We also thank the Director-General, Ambassador Roberto Azevêdo, for his tireless efforts to revitalize the WTO in all its functions and to facilitate the successful outcomes we all expect in Nairobi.
The WTO has proven to be an indispensable institution since its establishment back in 1995. It has consolidated and reinforced the multilateral framework of trade rules and procedures. It has been a vital setting for monitoring trade relations and solving disputes. Through a system of multilateral commitments, it helped Members navigate the troubled waters of the 2008 financial crisis, avoiding the risks of protectionism and tariff wars. The Most Favored Nation clause remains the cornerstone that has allowed this construction to resist all kinds of weather.
But we have to admit that the WTO´s negotiating pillar is at a critical juncture. We are here in Nairobi after fourteen years of negotiations of the Doha Round and yet a political consensus on how to conclude the negotiations has so far eluded us. The Doha Round has been a collection of unfulfilled promises for developing countries. An indefensible asymmetry in disciplines and market access between industrial and agricultural products persists. At the same time, new mega-regional agreements raise questions about our collective commitment to the WTO as a negotiating forum.
Over the years, Brazil and the G-20 devoted considerable resources and efforts to advance the Doha Development Agenda.
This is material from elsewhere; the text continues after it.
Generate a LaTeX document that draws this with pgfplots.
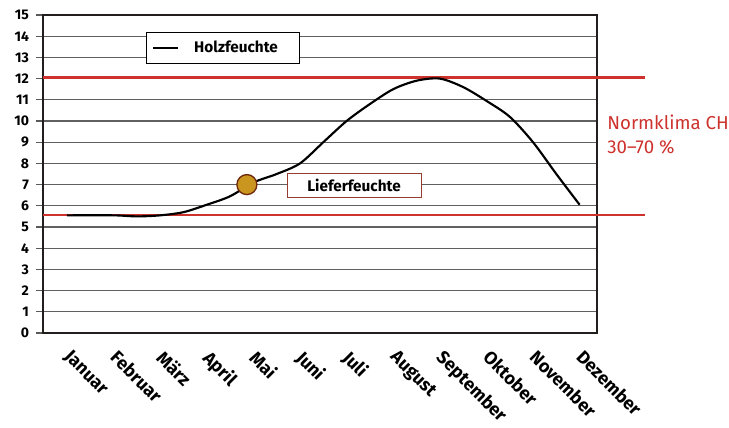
\documentclass[border=0pt]{standalone}
\usepackage{fontspec}
\setmainfont{Fira Sans}
\usepackage{pgfplots}
\pgfplotsset{compat=1.18}
\definecolor{nred}{RGB}{205,50,45}
\definecolor{gold}{RGB}{202,150,32}
\definecolor{brownb}{RGB}{110,40,12}
\definecolor{boxb}{RGB}{150,60,50}
\definecolor{frame}{RGB}{35,30,30}
\begin{document}
\begin{tikzpicture}
\begin{axis}[
  scale only axis,
  width=415.5pt, height=238.5pt,
  xmin=-0.515, xmax=11.373,
  ymin=0, ymax=15,
  clip=false,
  axis line style={line width=2pt, frame},
  ytick={0,1,...,15},
  ytick pos=left,
  yticklabel style={font=\bfseries\fontsize{10.5}{11}\selectfont, xshift=-2pt},
  /pgf/number format/assume math mode=true,
  major tick length=5pt,
  tick align=outside,
  y tick style={line width=0.8pt, gray!70!black},
  xtick={0,...,11},
  xticklabels={Januar,Februar,März,April,Mai,Juni,Juli,August,September,Oktober,November,Dezember},
  x tick style={draw=none},
  xticklabel style={font=\bfseries\fontsize{13.5}{14}\selectfont, xshift=4pt, yshift=-2pt, rotate=-45, anchor=north west},
  ymajorgrids,
  grid style={line width=0.8pt, gray!75!black},
  legend style={at={(0.186,0.9465)}, anchor=north west, draw=black, line width=0.6pt, font=\bfseries\fontsize{11.5}{12}\selectfont, inner xsep=4pt, inner ysep=4.5pt, legend cell align=left, nodes={inner xsep=3pt, inner ysep=2pt}},
  legend image code/.code={\draw[#1, line width=2pt] (0pt,0pt) -- (19pt,0pt); \path (27pt,0pt);},
]
\addplot[nred, line width=1.8pt, forget plot] coordinates {(-0.515,12.05) (12.4,12.05)};
\addplot[nred, line width=1.8pt, forget plot] coordinates {(-0.515,5.57) (12.4,5.57)};
\addplot[black, line width=1.6pt, smooth, tension=0.5] coordinates {
 (0,5.55) (1,5.55) (1.5,5.5) (2,5.55) (2.5,5.7) (3,6.05) (3.5,6.45) (4,7.1) (4.5,7.5) (5,8.0) (5.5,9.0) (6,10.0) (6.5,10.8) (7,11.5) (7.5,11.9) (8,12.0) (8.5,11.6) (9,10.95) (9.5,10.2) (10,9.0) (10.5,7.5) (11,6.05)
};
\addlegendentry{Holzfeuchte\hspace*{9pt}}
\addplot[only marks, mark=*, mark size=7.5pt, mark options={fill=gold, draw=brownb, line width=1pt}, forget plot] coordinates {(3.86,7.0)};
\node[draw=boxb, line width=0.8pt, fill=white, minimum width=100.5pt, minimum height=17.5pt, inner sep=0pt, font=\bfseries\fontsize{11.5}{12}\selectfont] at (axis cs:6.16,6.96) {Lieferfeuchte};
\node[anchor=west, align=left, text=nred, font=\fontsize{14}{17.5}\selectfont, inner sep=0pt] at (axis cs:11.59,9.36) {Normklima CH\\30--70 \%};
\end{axis}
\pgfresetboundingbox
\path[use as bounding box] (-32.25pt,-71.25pt) rectangle (514.5pt,249.75pt);
\end{tikzpicture}
\end{document}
We did so based on our log-term commitment to multilateralism and our conviction that systemic issues that affect and distort international trade, particularly in Agriculture, can only be adequately dealt with in the context of a multilateral framework.
Two years ago, in Bali, we came to a very significant result in the shape of the Trade Facilitation Agreement. But it was part of yet another unfulfilled promise: the promise that in two years' time we would meet to conclude the negotiation of the core issues of the Round.
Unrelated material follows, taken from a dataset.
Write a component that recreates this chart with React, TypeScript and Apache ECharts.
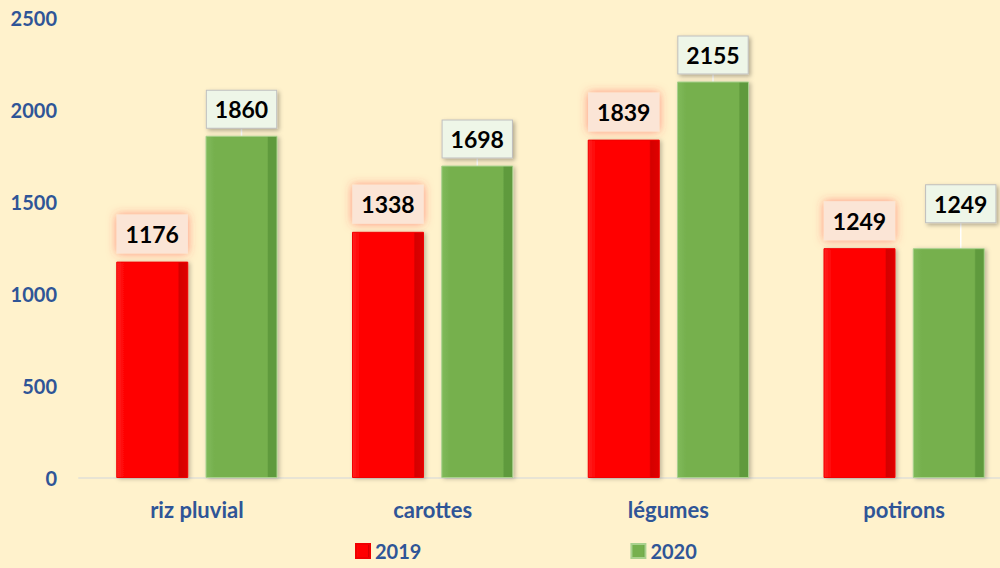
import React, { useEffect, useRef } from "react";
import * as echarts from "echarts";

const categories = ["riz pluvial", "carottes", "légumes", "potirons"];
const values2019 = [1176, 1338, 1839, 1249];
const values2020 = [1860, 1698, 2155, 1249];
const yTicks = [0, 500, 1000, 1500, 2000, 2500];

const FONT = "Lato, 'Open Sans', sans-serif";
const BLUE = "#2F5597";

export default function App() {
  const ref = useRef<HTMLDivElement>(null);
  useEffect(() => {
    if (!ref.current) return;
    const chart = echarts.init(ref.current, null, { renderer: "svg" });
    const redGrad = new echarts.graphic.LinearGradient(0, 0, 1, 0, [
      { offset: 0, color: "#FF2020" },
      { offset: 0.12, color: "#FF0000" },
      { offset: 0.86, color: "#FF0000" },
      { offset: 0.88, color: "#D40000" },
      { offset: 1, color: "#E00000" },
    ]);
    const greenGrad = new echarts.graphic.LinearGradient(0, 0, 1, 0, [
      { offset: 0, color: "#80BA5A" },
      { offset: 0.12, color: "#76B04E" },
      { offset: 0.86, color: "#76B04E" },
      { offset: 0.88, color: "#5F9A3C" },
      { offset: 1, color: "#5F9A3C" },
    ]);
    chart.setOption({
      animation: false,
      backgroundColor: "#FFF2CC",
      textStyle: { fontFamily: FONT },
      grid: { left: 79, top: 18, bottom: 90, width: 943, outerBoundsMode: "none" },
      legend: {
        left: 355,
        top: 541,
        padding: 0,
        itemWidth: 14,
        itemHeight: 14,
        itemGap: 209,
        icon: "rect",
        textStyle: { color: BLUE, fontSize: 20, fontWeight: "bold", fontFamily: FONT },
        data: ["2019", "2020"],
      },
      xAxis: {
        type: "category",
        data: categories,
        axisTick: { show: false },
        axisLine: { lineStyle: { color: "#E8E4D4", width: 2 } },
        axisLabel: { color: BLUE, fontSize: 22, fontWeight: "bold", margin: 20, fontFamily: FONT },
      },
      yAxis: {
        type: "value",
        min: yTicks[0],
        max: yTicks[yTicks.length - 1],
        interval: 500,
        splitLine: { show: false },
        axisLine: { show: false },
        axisTick: { show: false },
        axisLabel: {
          color: BLUE,
          fontSize: 20,
          fontWeight: "bold",
          margin: 22,
          fontFamily: FONT,
          formatter: (v: number) => String(v),
        },
      },
      series: [
        {
          name: "2019",
          type: "bar",
          data: values2019,
          barWidth: 72,
          barGap: "24%",
          itemStyle: {
            color: redGrad,
            borderColor: "#F00000",
            borderWidth: 1,
            shadowColor: "rgba(0,0,0,0.25)",
            shadowBlur: 4,
            shadowOffsetX: 2,
            shadowOffsetY: 1,
          },
          label: {
            show: true,
            position: "top",
            distance: 8,
            color: "#000",
            fontSize: 23,
            fontWeight: "bold",
            fontFamily: FONT,
            backgroundColor: "#FBE5D6",
            padding: [8, 9],
            shadowColor: "rgba(255,60,60,0.55)",
            shadowBlur: 10,
          },
        },
        {
          name: "2020",
          type: "bar",
          data: values2020,
          barWidth: 72,
          itemStyle: {
            color: greenGrad,
            borderColor: "#A9D18E",
            borderWidth: 1,
            shadowColor: "rgba(0,0,0,0.25)",
            shadowBlur: 4,
            shadowOffsetX: 2,
            shadowOffsetY: 1,
          },
          label: {
            show: true,
            position: "top",
            distance: 8,
            color: "#000",
            fontSize: 23,
            fontWeight: "bold",
            fontFamily: FONT,
            backgroundColor: "#EEF6E8",
            borderColor: "#BFBFBF",
            borderWidth: 1,
            padding: [7, 8],
            shadowColor: "rgba(0,0,0,0.3)",
            shadowBlur: 4,
            shadowOffsetX: 2,
            shadowOffsetY: 2,
          },
          labelLine: { show: true, lineStyle: { color: "#FFFFFF", width: 1.5 } },
          labelLayout: (p: any) => (p.dataIndex === 3 ? { dx: 12, dy: -18 } : {}),
        },
      ],
    });
    return () => chart.dispose();
  }, []);
  return <div ref={ref} style={{ width: 1000, height: 568, position: "absolute", left: 0, top: 0 }} />;
}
In light of the fact that this is not going to happen, WTO faces two options in Nairobi, and I will be clear on our vision about that.
In the first option, we leave Nairobi with an agreement on the prohibition of export subsidies for agricultural products and equivalent measures and a meaningful package of results in favor of LDCs.
Export subsidies in agricultural products are widely recognized as the most pernicious form of distortion in agricultural trade and its prohibition is a long overdue aspiration of farmers in developing countries. Nairobi will then be a success and we will continue to redress the credibility of the negotiating pillar of the organization. We will have ascertained a basis upon which to aim for results in the remaining issues that we were negotiating in the DDA.
In the second option, we fail to deliver on this emblematic agricultural issue and try to cover up for failure with cosmetic results. In this scenario, the credibility of the Organization will crumble and it will face a tremendous risk of paralysis in a moment when transformations in international trade make its action most needed.
For Brazil, there is only one option: the first. We are fully commited to working towards success in Nairobi.
We came to Nairobi to negotiate. My mandate is given by a nation that seeks prosperity and social justice, a nation that believes in fairness and a future open for all, a country that has always believed in multilateral instruments as a means to that end. This is a mandate from which I will not distance myself.
Agriculture remains the area where we find the most glaring distortions in international trade, and where liberalization can be the most beneficial for developing countries. Delivering on the prohibition of export subsidies and equivalent measures does not mean, of course, that it becomes less important to pursue meaningful outcomes on Market Access and Domestic Support, but it is the necessary vital sign that WTO must send from Nairobi.